Toda la prensa está feliz con el pesimismo mexicano, sentencia el director de Nexos, Héctor Aguilar Camín, en su espacio periodístico de MILENIO Diario.
También en la óptica de Calderón, tan criticada por Jacobo Zabludovski en el sentido de que las mejores noticias no son las que más les gustan a los gobiernos, el escritor quintanarroense truena contra los medios por cebarse en estos tiempos en todos los males del país sin destacar una sola de sus ventajas.
"Puede ser la excrecencia histórica de medios que vivieron décadas de mordaza y ahora retozan de más sin ella", dice (martes 10 de agosto de 2010). En plena celebración del Bicentenario mexicano nadie celebra algo que sirva sino todo lo nuevo que falta. El derrotismo nacional y el cuestionamiento de todo son la tela para envolver la credibilidad y el éxito periodístico. Destacar algo positivo, dice, parece que estigmatiza, y censurarlo todo puede ser el mejor camino para hacer prestigio, aunque sea en realidad la mayor evidencia de la falta de rigor crítico. Es decir, nunca los medios han sido más prósperos y nunca más mal intencionados.

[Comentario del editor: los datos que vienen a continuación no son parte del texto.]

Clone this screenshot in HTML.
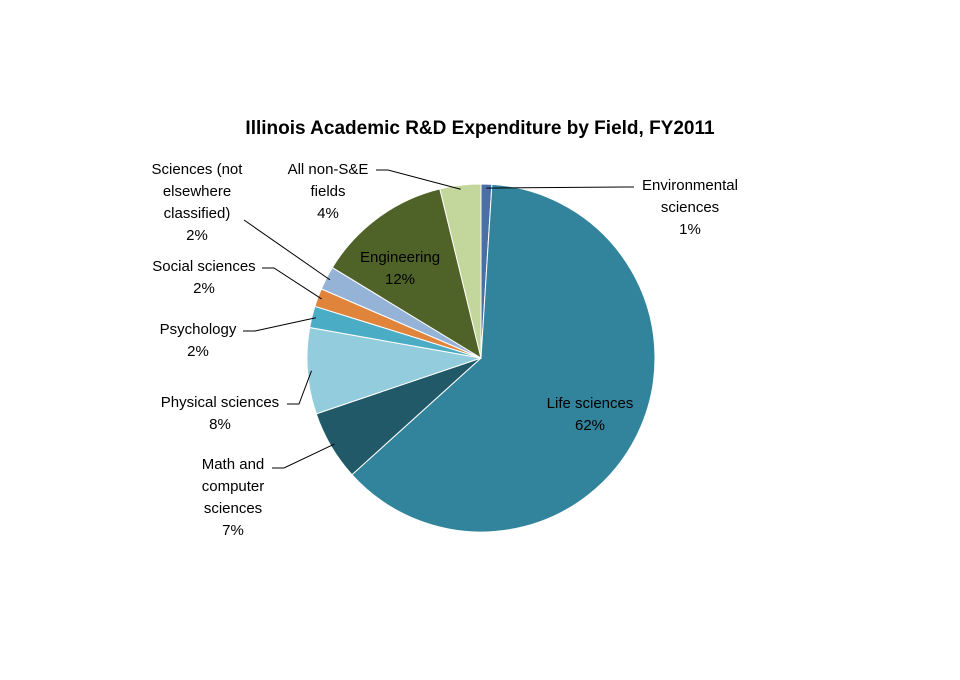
<!DOCTYPE html>
<html><head><meta charset="utf-8"><style>
body{margin:0;background:#fff;}
svg text{font-family:"Liberation Sans",sans-serif;font-size:15px;fill:#000;}
</style></head><body>
<svg id="chart" width="960" height="675">
<text x="480" y="134" text-anchor="middle" style="font-size:19px;font-weight:bold">Illinois Academic R&amp;D Expenditure by Field, FY2011</text>
<g id="slices"></g>
<g id="labels"></g>
</svg>
<script>
const categories=["Environmental sciences","Life sciences","Math and computer sciences","Physical sciences","Psychology","Social sciences","Sciences (not elsewhere classified)","Engineering","All non-S&E fields"];
const values=[1.0,62.3,6.5,8.0,2.0,1.7,2.2,12.5,3.8];
const pctLabels=["1%","62%","7%","8%","2%","2%","2%","12%","4%"];
const colors=["#4a6fa5","#31849b","#215968","#93cddd","#4bacc6","#e0843c","#95b3d7","#4f6228","#c3d69b"];
const cx=481,cy=358,r=174;
const NS="http://www.w3.org/2000/svg";
const total=values.reduce((a,b)=>a+b,0);
function pt(frac,rad){const a=frac*2*Math.PI;return [cx+rad*Math.sin(a),cy-rad*Math.cos(a)];}
const g=document.getElementById('slices');
let cum=0;const mids=[];
values.forEach((v,i)=>{
  const s=cum/total,e=(cum+v)/total;cum+=v;mids.push((s+e)/2);
  const p1=pt(s,r),p2=pt(e,r);const large=(e-s)>0.5?1:0;
  const p=document.createElementNS(NS,'path');
  p.setAttribute('d',`M${cx},${cy}L${p1[0]},${p1[1]}A${r},${r} 0 ${large} 1 ${p2[0]},${p2[1]}Z`);
  p.setAttribute('fill',colors[i]);p.setAttribute('stroke','#fff');p.setAttribute('stroke-width','1');
  
  
  g.appendChild(p);
});
// label layout (positions of text blocks), lines
const labelLayout=[
 {lines:["Environmental","sciences"],x:690,y:190,lx:634,ly:187},
 {lines:["Life sciences"],x:590,y:408,inside:true},
 {lines:["Math and","computer","sciences"],x:233,y:469,lx:272,ly:468},
 {lines:["Physical sciences"],x:220,y:407,lx:287,ly:404},
 {lines:["Psychology"],x:198,y:334,lx:243,ly:331},
 {lines:["Social sciences"],x:204,y:271,lx:262,ly:268},
 {lines:["Sciences (not","elsewhere","classified)"],x:197,y:174,lx:244,ly:220},
 {lines:["Engineering"],x:400,y:262,inside:true},
 {lines:["All non-S&E","fields"],x:328,y:174,lx:376,ly:170}
];
const lg=document.getElementById('labels');
labelLayout.forEach((L,i)=>{
  const t=document.createElementNS(NS,'text');
  t.setAttribute('text-anchor','middle');
  
  
  const all=L.lines.concat([pctLabels[i]]);
  all.forEach((ln,k)=>{const ts=document.createElementNS(NS,'tspan');ts.setAttribute('x',L.x);ts.setAttribute('y',L.y+k*22);ts.textContent=ln;t.appendChild(ts);});
  lg.appendChild(t);
  if(!L.inside){
    const edge=pt(mids[i],r-4);
    const pl=document.createElementNS(NS,'polyline');
    const kx=L.lx<cx?L.lx+ (i===6?0:12):L.lx-10;
    pl.setAttribute('points',`${L.lx},${L.ly} ${kx},${L.ly} ${edge[0]},${edge[1]}`);
    pl.setAttribute('fill','none');pl.setAttribute('stroke','#000');pl.setAttribute('stroke-width','1');
    
    
    lg.appendChild(pl);
  }
});
</script>
</body></html>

De modo que deberíamos tomar un respiro en la humareda y no sofocarnos en medio del incendio como un recurso mezquino para triunfar. Quizá no haya tal incendio y no vemos las islas de la gracia –o hacemos que no las vemos- sólo porque no nos conviene para vender, para vendernos, disfrazados de emisarios de la verdad.
Quizá tiene razón. Y Villalobos también. Quizá debiéramos cambiar las percepciones de la violencia y creer que el estallido presagia el nuevo mundo gracias a las estrategias de Calderón. Quizá ésa sea la mejor de las soluciones posibles para el infierno que creemos que vivimos.